BEGIN Supplied information

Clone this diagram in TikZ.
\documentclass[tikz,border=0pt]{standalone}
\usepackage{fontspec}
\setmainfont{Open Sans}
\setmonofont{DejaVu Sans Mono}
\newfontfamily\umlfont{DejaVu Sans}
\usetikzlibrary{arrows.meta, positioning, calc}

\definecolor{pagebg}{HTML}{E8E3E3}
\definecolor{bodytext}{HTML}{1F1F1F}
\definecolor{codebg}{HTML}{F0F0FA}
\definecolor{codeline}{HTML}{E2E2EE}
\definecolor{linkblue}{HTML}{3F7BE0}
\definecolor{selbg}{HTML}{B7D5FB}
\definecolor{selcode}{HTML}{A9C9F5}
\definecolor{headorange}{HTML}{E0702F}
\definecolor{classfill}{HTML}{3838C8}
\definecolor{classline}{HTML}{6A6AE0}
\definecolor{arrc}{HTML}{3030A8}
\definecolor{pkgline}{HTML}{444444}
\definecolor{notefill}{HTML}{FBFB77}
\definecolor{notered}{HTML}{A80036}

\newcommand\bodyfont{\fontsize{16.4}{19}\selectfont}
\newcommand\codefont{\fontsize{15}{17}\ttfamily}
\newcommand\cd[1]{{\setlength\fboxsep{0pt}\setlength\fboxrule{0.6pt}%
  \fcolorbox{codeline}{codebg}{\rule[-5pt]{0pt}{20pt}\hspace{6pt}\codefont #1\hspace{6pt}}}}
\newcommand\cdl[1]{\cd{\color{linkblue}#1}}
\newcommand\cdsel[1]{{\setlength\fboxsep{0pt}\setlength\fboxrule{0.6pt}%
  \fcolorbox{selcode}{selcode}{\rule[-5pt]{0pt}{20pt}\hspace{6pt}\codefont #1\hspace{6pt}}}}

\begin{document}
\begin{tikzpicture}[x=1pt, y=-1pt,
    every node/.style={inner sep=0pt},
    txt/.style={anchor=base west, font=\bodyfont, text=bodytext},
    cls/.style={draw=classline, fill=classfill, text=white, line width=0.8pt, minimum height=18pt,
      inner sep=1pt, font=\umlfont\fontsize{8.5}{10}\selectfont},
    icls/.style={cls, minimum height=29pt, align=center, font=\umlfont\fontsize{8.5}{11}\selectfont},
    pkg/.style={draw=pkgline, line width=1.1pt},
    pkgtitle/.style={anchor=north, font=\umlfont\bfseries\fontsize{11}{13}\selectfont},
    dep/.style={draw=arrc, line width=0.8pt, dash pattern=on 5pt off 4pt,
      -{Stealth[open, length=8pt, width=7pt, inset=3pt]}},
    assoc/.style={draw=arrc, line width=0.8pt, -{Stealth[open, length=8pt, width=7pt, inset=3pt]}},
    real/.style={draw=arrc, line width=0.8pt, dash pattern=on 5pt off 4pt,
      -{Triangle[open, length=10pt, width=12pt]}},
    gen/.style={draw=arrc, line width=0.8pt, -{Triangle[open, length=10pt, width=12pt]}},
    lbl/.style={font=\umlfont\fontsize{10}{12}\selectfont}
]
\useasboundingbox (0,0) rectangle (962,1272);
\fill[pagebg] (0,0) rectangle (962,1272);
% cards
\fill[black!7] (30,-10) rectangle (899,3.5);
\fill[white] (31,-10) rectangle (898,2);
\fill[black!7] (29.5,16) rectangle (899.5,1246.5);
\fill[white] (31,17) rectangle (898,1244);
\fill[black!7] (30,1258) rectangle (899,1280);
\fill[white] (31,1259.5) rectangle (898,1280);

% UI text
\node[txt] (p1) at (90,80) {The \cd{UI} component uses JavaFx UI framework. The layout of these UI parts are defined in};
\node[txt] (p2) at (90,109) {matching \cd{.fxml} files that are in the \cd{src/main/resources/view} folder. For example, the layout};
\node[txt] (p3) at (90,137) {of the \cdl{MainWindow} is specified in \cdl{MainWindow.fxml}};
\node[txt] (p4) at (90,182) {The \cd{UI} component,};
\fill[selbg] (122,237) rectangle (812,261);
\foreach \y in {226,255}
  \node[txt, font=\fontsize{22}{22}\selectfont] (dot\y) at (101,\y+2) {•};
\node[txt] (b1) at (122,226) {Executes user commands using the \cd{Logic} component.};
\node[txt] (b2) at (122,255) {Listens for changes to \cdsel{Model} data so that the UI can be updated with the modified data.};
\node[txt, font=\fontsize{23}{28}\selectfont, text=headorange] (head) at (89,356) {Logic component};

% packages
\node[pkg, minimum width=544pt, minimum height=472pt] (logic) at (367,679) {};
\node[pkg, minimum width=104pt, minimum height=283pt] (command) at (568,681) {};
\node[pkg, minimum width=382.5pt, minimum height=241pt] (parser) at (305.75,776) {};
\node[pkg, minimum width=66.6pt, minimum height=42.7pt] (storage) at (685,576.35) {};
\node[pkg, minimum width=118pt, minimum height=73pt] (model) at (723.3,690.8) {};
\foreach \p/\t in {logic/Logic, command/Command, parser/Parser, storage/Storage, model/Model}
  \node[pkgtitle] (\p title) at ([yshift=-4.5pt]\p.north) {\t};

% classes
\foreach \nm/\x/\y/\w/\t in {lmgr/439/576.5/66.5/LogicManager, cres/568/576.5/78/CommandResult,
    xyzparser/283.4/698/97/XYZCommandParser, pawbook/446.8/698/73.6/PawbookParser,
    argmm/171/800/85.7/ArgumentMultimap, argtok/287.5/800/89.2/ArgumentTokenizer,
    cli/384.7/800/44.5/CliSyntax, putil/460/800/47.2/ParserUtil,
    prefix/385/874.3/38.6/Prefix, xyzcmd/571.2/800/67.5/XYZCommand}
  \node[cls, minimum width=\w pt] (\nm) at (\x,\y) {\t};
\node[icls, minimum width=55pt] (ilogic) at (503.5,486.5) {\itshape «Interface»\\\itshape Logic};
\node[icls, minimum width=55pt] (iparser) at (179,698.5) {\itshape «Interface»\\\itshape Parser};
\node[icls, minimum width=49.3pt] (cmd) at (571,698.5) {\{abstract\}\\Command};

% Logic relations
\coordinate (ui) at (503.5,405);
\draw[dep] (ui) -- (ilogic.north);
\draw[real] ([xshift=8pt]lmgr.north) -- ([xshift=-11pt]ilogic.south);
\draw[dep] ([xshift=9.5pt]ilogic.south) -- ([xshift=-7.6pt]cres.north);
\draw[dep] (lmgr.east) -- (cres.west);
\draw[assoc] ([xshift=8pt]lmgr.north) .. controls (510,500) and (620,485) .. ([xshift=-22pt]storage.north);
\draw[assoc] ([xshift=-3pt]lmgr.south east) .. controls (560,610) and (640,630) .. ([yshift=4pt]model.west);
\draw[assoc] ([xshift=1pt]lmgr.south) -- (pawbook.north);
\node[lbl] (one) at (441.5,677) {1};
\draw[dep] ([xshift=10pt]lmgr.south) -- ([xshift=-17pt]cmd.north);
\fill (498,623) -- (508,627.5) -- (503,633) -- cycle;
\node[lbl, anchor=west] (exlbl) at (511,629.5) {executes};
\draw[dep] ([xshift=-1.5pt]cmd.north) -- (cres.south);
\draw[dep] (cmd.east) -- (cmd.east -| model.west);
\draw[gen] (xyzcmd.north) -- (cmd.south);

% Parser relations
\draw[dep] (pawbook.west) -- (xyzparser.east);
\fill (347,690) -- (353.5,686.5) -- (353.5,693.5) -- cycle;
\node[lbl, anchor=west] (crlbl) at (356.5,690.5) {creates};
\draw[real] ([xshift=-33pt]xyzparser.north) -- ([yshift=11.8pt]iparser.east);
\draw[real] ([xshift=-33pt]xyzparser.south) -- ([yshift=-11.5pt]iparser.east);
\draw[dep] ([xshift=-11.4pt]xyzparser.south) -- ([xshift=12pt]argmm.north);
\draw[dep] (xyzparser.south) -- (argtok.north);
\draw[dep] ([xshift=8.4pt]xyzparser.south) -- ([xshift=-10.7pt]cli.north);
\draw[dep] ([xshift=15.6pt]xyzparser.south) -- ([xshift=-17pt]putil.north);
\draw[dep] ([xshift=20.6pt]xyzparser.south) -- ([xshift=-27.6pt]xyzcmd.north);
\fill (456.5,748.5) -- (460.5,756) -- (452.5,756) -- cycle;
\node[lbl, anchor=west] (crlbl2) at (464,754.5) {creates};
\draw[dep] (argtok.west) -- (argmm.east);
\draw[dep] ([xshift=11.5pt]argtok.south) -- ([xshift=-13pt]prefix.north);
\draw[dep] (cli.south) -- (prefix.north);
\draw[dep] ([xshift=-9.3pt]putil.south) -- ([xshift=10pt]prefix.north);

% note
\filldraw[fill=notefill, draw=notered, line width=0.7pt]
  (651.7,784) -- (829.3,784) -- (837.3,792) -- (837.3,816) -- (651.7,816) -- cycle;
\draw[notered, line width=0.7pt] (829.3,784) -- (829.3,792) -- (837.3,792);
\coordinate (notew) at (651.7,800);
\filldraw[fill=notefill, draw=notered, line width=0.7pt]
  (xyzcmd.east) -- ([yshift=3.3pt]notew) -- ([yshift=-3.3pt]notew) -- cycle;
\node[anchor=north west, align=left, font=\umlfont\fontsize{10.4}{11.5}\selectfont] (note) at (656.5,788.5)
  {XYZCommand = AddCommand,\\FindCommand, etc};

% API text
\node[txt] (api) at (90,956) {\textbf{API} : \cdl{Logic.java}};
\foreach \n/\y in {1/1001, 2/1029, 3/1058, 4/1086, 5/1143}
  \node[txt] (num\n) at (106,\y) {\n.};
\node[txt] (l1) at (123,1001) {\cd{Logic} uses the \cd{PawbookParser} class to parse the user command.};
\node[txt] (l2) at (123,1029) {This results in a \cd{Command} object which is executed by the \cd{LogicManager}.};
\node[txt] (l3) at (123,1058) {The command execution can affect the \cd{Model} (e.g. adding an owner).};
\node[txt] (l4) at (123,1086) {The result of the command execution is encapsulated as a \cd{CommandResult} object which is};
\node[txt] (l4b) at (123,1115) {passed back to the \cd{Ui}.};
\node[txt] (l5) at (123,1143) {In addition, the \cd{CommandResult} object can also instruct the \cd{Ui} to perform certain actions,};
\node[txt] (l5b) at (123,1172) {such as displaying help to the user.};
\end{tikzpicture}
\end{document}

END Supplied information
BEGIN Supplied information

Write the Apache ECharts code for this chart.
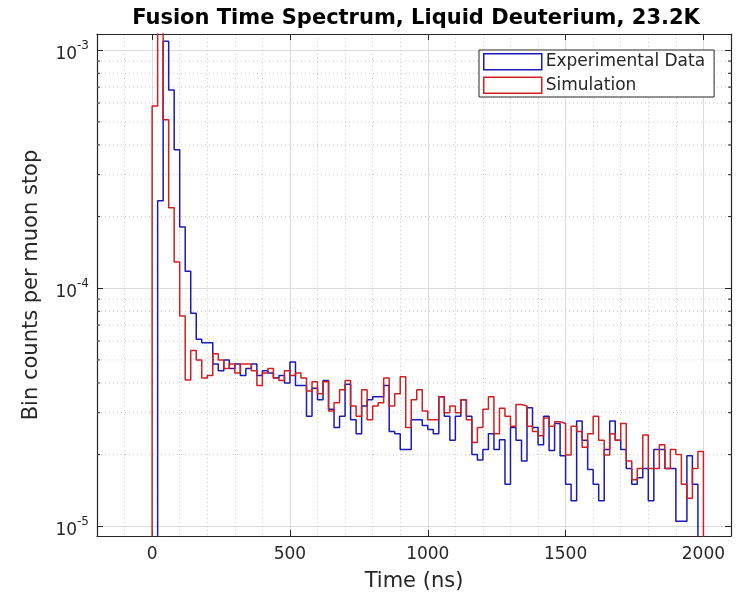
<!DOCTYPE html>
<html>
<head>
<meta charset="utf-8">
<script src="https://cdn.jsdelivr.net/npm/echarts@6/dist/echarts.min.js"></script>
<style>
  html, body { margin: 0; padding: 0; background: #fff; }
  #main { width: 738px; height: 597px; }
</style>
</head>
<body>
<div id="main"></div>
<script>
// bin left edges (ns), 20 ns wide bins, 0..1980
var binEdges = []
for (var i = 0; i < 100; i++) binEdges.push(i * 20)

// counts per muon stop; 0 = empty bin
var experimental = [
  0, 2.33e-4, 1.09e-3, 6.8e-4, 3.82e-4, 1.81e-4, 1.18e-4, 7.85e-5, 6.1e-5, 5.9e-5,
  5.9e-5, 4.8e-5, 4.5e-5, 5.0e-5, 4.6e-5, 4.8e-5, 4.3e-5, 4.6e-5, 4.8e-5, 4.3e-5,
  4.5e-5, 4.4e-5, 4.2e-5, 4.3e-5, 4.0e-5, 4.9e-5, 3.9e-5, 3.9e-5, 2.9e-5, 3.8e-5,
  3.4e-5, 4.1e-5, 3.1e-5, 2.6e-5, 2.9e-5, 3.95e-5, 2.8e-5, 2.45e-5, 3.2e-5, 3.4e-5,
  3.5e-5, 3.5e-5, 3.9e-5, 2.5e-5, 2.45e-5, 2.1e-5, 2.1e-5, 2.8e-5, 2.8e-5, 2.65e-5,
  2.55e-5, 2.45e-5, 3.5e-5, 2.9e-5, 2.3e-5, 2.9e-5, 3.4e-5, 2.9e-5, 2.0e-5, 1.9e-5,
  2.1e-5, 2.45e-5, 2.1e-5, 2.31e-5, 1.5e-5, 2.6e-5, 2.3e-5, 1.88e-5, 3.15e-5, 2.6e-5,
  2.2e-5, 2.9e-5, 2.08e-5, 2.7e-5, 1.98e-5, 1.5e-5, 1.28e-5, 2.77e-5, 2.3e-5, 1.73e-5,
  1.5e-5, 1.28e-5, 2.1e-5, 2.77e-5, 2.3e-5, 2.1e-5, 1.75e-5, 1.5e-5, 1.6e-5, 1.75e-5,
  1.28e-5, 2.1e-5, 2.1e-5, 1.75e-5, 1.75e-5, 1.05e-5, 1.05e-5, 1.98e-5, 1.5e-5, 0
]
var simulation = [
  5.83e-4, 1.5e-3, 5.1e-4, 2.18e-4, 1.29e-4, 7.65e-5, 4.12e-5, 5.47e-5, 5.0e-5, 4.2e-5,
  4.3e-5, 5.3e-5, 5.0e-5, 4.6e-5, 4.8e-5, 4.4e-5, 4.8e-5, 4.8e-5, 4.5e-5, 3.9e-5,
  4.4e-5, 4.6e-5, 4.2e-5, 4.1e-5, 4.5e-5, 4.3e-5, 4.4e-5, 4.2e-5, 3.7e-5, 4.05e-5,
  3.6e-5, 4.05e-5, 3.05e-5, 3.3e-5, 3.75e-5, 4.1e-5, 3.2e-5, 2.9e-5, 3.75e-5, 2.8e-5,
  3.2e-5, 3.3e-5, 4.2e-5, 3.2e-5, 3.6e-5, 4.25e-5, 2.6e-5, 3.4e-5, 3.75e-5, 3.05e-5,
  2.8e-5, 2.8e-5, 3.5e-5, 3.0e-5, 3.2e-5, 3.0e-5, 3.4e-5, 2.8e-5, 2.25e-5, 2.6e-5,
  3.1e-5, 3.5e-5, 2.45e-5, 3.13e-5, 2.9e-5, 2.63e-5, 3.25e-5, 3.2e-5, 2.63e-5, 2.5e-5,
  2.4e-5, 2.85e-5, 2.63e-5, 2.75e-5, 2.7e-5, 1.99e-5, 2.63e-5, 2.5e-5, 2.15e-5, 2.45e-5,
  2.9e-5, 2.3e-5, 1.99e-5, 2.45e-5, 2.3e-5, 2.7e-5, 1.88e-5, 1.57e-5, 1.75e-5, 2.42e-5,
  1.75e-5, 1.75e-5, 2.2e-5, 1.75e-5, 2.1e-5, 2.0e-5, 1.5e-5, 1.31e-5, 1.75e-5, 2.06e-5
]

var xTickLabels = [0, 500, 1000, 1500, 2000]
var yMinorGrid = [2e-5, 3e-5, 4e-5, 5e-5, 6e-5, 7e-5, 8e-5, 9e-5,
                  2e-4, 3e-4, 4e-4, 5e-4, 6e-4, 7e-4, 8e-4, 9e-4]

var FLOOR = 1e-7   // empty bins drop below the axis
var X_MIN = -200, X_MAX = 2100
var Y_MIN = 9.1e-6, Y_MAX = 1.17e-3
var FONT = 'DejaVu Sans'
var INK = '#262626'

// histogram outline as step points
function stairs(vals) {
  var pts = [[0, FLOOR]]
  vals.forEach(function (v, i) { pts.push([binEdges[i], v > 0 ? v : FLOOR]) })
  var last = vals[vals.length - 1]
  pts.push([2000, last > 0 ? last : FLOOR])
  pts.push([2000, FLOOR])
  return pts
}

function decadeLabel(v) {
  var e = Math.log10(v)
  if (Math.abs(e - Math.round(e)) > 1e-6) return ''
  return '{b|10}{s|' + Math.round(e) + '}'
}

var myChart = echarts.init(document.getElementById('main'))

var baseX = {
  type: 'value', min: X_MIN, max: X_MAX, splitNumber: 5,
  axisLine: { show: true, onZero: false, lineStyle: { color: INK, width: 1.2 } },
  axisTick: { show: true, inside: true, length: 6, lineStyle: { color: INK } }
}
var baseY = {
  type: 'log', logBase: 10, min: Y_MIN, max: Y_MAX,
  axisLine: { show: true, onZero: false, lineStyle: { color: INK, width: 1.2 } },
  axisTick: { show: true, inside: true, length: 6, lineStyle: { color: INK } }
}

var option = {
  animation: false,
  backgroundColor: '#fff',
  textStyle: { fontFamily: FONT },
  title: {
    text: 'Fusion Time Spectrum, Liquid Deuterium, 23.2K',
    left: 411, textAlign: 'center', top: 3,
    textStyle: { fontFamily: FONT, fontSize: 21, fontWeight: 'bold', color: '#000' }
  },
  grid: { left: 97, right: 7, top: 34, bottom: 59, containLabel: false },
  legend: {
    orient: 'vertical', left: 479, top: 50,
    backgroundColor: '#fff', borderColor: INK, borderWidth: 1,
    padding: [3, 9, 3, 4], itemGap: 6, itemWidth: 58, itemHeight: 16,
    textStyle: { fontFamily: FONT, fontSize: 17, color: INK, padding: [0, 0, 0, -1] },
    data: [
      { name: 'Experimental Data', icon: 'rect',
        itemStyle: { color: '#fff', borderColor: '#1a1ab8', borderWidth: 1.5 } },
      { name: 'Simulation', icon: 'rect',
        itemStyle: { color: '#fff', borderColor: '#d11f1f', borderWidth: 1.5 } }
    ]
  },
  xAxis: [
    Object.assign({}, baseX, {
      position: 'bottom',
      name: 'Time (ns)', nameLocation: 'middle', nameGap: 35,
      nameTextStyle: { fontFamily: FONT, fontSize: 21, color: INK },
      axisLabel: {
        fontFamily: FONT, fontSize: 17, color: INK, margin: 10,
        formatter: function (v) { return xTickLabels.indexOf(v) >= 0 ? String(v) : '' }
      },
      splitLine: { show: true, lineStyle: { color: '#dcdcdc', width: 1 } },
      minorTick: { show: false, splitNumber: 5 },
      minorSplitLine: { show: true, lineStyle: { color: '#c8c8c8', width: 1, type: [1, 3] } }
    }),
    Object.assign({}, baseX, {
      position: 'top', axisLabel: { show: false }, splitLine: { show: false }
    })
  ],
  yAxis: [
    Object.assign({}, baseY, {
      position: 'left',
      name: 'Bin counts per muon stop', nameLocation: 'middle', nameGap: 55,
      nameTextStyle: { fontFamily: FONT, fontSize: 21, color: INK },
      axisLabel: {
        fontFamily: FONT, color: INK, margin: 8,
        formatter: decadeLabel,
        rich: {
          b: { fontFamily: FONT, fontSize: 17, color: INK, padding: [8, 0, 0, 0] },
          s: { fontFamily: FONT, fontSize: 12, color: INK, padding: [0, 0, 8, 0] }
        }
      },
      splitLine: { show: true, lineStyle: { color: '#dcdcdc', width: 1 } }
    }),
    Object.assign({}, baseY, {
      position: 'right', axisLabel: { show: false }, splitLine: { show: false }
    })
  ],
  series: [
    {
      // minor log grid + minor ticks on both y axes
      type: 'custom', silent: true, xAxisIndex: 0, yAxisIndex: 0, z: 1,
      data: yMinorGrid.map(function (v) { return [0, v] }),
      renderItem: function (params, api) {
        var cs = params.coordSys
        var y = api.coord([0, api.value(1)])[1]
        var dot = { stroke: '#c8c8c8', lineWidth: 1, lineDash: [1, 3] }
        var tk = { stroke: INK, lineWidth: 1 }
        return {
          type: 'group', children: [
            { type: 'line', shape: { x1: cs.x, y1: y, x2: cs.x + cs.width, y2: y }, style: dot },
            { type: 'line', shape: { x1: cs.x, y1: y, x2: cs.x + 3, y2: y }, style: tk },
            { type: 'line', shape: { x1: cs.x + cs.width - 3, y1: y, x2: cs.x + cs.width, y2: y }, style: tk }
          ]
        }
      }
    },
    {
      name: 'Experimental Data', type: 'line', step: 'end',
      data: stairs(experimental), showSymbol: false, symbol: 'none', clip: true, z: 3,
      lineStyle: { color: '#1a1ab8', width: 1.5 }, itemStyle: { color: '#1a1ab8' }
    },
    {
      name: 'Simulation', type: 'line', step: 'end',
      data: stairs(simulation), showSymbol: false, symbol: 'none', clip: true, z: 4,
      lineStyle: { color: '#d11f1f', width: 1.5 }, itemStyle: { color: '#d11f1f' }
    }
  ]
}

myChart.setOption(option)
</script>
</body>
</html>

END Supplied information

● What the task requires: The first line to give again is the one with "Write the Apache ECharts code for this chart.", and the last is the one with "for (var i = 0;". Repeat them and everything between exactly, minus the pictures.

● Response below:
Write the Apache ECharts code for this chart.
<!DOCTYPE html>
<html>
<head>
<meta charset="utf-8">
<script src="https://cdn.jsdelivr.net/npm/echarts@6/dist/echarts.min.js"></script>
<style>
  html, body { margin: 0; padding: 0; background: #fff; }
  #main { width: 738px; height: 597px; }
</style>
</head>
<body>
<div id="main"></div>
<script>
// bin left edges (ns), 20 ns wide bins, 0..1980
var binEdges = []
for (var i = 0; i < 100; i++) binEdges.push(i * 20)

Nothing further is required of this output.